Take the listing from its first line through the line that contains "import plotly.graph_objects as go" and please retype those lines exactly, leaving out the pictures.

----

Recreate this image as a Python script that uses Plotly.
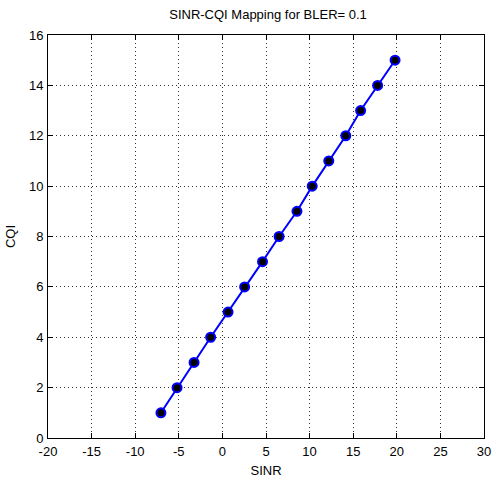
import plotly.graph_objects as go

sinr = [-7.05, -5.2, -3.25, -1.35, 0.65, 2.55, 4.6, 6.5, 8.55, 10.3, 12.2, 14.15, 15.85, 17.8, 19.8]
cqi = [1, 2, 3, 4, 5, 6, 7, 8, 9, 10, 11, 12, 13, 14, 15]
x_ticks = [-20, -15, -10, -5, 0, 5, 10, 15, 20, 25, 30]
y_ticks = [0, 2, 4, 6, 8, 10, 12, 14, 16]

FONT = "Liberation Sans Narrow, Arial Narrow, Liberation Sans, Arial"

fig = go.Figure()
fig.add_trace(go.Scatter(
    x=sinr, y=cqi, mode="lines+markers",
    line=dict(color="#0000ff", width=2),
    marker=dict(symbol="circle", size=9, color="black", line=dict(color="#0000ff", width=2)),
    showlegend=False,
))

axis_common = dict(
    showline=True, linecolor="black", linewidth=1, mirror="ticks",
    ticks="inside", ticklen=5, tickcolor="black",
    showgrid=True, gridcolor="#333333", gridwidth=1, griddash="1px,3px",
    zeroline=False, tickfont=dict(family=FONT, size=13, color="black"),
)

fig.update_layout(
    width=501, height=486,
    margin=dict(l=48, r=10, t=35, b=46),
    paper_bgcolor="white", plot_bgcolor="white",
    title=dict(text="SINR-CQI Mapping for BLER= 0.1", x=0.535, xanchor="center",
               y=0.97, yanchor="middle",
               font=dict(family=FONT, size=13, color="black")),
    xaxis=dict(range=[-20, 30], tickvals=x_ticks, ticktext=[str(v) for v in x_ticks],
               ticklabelstandoff=1,
               title=dict(text="SINR", font=dict(family=FONT, size=13, color="black"), standoff=8),
               **axis_common),
    yaxis=dict(range=[0, 16], tickvals=y_ticks, ticktext=[str(v) for v in y_ticks],
               ticklabelstandoff=1,
               title=dict(text="CQI", font=dict(family=FONT, size=13, color="black"), standoff=10),
               **axis_common),
)

fig.write_html("out.html")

----

RESULT OF THE TASK:
Recreate this image as a Python script that uses Plotly.
import plotly.graph_objects as go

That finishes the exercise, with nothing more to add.